Sunday, September 5, 2010

Italian Book Talks About PR Disaster Relating to Vatican Handling Of Oakland Priest That Was A Sex Abuser.

John Allen has a review of a good book from Italy that is reviewing the PR problems of Pope Benedict's Papacy. See 'Attack on Ratzinger': Italian book assesses Benedict's papacy.

Like him I am very much hoping this comes out in English.

I disagree a tad with Allen on somethings. It is not apparent to me that things would be a whole lot better even 21st Century PR and media safeguards were put into place. In the end we have seen how the media and what Allen in a very interesting discussion calls the "crisis capitalists"do to people in all walks of life even with the best PR.

Before I get to the sex abuse case I note the authors of the book talk about one of these as a crisis.
That is the "Criticism from the Catholic right of Benedict's social encyclical Caritas in Veritate".

Was there really a lot of criticism from the Catholic right on Caritas in Veritate? It seems to me that places such as the Action Institute were in fill fledged promotion and defense of it.

Now it is true that Novak and Weigel had some criticisms of it but those seemed rather fleeting and they did not appear to me to do sustained criticism. While I recognize their importance in the Catholic "right" they are not the sole people on it.

Moving on to the sex abuse case regarding the priest in Oakland and Pope Benedict's involvement in it. Allen mentions this as one of the PR DISASTER revelations he list that are found in the book:

One more nugget: Tornielli and Rodari cite Fr. Marco Valerio Fabbri of Rome's Opus Dei-run University of Santa Croce on the case of Stephen Kiesle, a former Oakland priest and convicted abuser. A 1985 letter from then-Cardinal Joseph Ratzinger to the bishop in Oakland at the time, saying that Kiesle's case should go slow "for the good of the universal church," has been widely touted as proof of the pope's ambivalent record on the sexual abuse crisis.

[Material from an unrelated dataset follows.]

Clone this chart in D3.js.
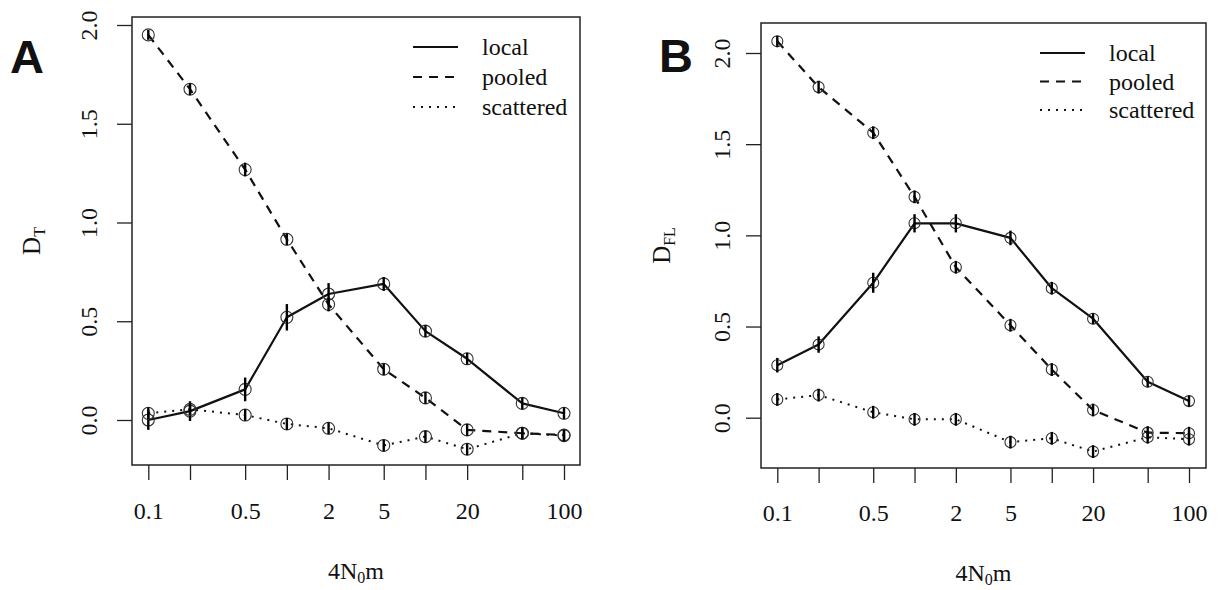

Fabbri, however, says that interpretation rests on a misreading of Ratzinger's 1985 letter, which was issued in Latin. The letter speaks of "dispensation," Fabbri says, not expulsion from the clerical state. The issue in the letter was not, therefore, whether Kiesle should be defrocked, but whether he should be released from his obligation of celibacy.

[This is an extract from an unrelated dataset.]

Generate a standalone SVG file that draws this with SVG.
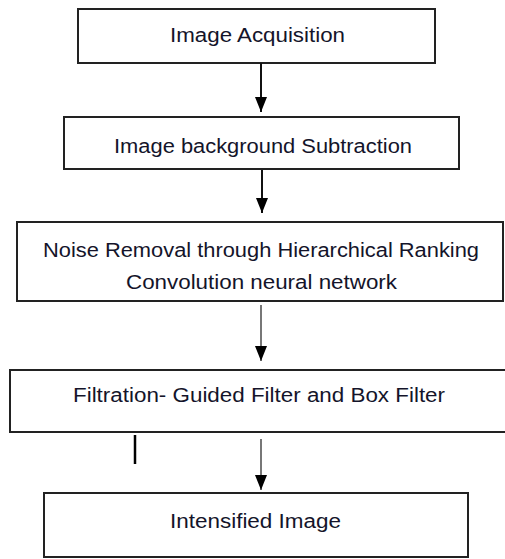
<svg xmlns="http://www.w3.org/2000/svg" width="505" height="559" viewBox="0 0 505 559">
<style>
.box{fill:#fff;stroke:#222;stroke-width:2}
.lbl{font-family:"Liberation Sans",Arial,sans-serif;font-size:20px;fill:#14142a;text-anchor:middle}
.conn{stroke:#111;stroke-width:2;fill:none}
.conn.gray{stroke:#555;stroke-width:1.6}
</style>
<defs>
<marker id="ah" markerUnits="userSpaceOnUse" markerWidth="16" markerHeight="12" refX="15" refY="6" orient="auto" viewBox="0 0 16 12">
<path d="M0,0 L15,6 L0,12 Z" fill="#000"/>
</marker>
</defs>
<rect width="505" height="559" fill="#fff"/>
<g id="n1">
<rect class="box" x="78" y="9" width="357" height="54"/>
<text class="lbl" x="257.5" y="42" textLength="175" lengthAdjust="spacingAndGlyphs">Image Acquisition</text>
</g>
<g id="n2">
<rect class="box" x="64" y="117" width="395" height="52"/>
<text class="lbl" x="263" y="153" textLength="298" lengthAdjust="spacingAndGlyphs">Image background Subtraction</text>
</g>
<g id="n3">
<rect class="box" x="17" y="222" width="486" height="79"/>
<text class="lbl" x="261" y="257" textLength="436" lengthAdjust="spacingAndGlyphs">Noise Removal through Hierarchical Ranking</text>
<text class="lbl" x="261.5" y="289" textLength="271" lengthAdjust="spacingAndGlyphs">Convolution neural network</text>
</g>
<g id="n4">
<rect class="box" x="10" y="370" width="500" height="62"/>
<text class="lbl" x="259" y="402" textLength="372" lengthAdjust="spacingAndGlyphs">Filtration- Guided Filter and Box Filter</text>
</g>
<g id="n5">
<rect class="box" x="44" y="493" width="424" height="64"/>
<text class="lbl" x="255.5" y="528" textLength="171" lengthAdjust="spacingAndGlyphs">Intensified Image</text>
</g>
<g id="connectors">
<line class="conn" x1="261" y1="63" x2="261" y2="112" marker-end="url(#ah)"/>
<line class="conn" x1="262" y1="170" x2="262" y2="213" marker-end="url(#ah)"/>
<line class="conn gray" x1="261" y1="305" x2="261" y2="361" marker-end="url(#ah)"/>
<line class="conn gray" x1="261" y1="439" x2="261" y2="490" marker-end="url(#ah)"/>
<line x1="135" y1="435" x2="135" y2="464" stroke="#000" stroke-width="2.5"/>
</g>
</svg>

Under canon law, the two things don't automatically go together. Canon 291 states: "Loss of the clerical state does not entail a dispensation from the obligation of celibacy, which only the Roman Pontiff grants." The logic, according to Fabbri, is clear. If a priest's obligation of celibacy automatically ended with laicization, then being laicized under penal law would ipso facto mean freedom to marry in the church. In other words, it would amount to a reward for committing a crime.

The bottom line, Fabbri says, is that by refusing to grant such a dispensation right away in the Kiesle case, Ratzinger was actually being tough with an abuser, not lax.

The obvious question this begs: If that's true -- and it certainly seems a compelling explanation -- why didn't we hear about it right out of the gate from somebody authoritative? Why does this sort of thing always seem to be a day late and a dollar short?.

I am not sure if Allen does not recall this but this explanation of the Pope's thinking and those words "for the good of the Universal Church" came out pretty quick. It came from priests and observers from various political theological branches of the Catholic Church who had the expertise to know what was really go on here.

But Allen is correct no one at the Vatican was that blunt talking on it. Instead you had spokespeople talk a sort of Canon Law Legalese that while correct the media could not understand.

While I cannot know what Benedict was thinking at the time it seems perfectly reasonable to assume that he had no idea why he should approach John Paul the II to move a child abuser of all people to the front of the line so he could get married!!

Media reports was lauding the local Bishop at the time who was demanding this happen because since he had not been technically moved to the LAY STATE under Canon law the media would still call him a Catholic Priest.

Well perhaps the Bishop was correct but the irony of this is that might making the right PR move you are actually perhaps making the wrong moral move.

Regardless if such an explanation had come out RIGHT away FROM THE TOP well Pope Benedict would have looked pretty good. That is a rather misleading press attack on Benedict would have backfired. Instead it was up to the locals that knew of these matters to depend on the media to give them a voice to clear this up. That did not happen.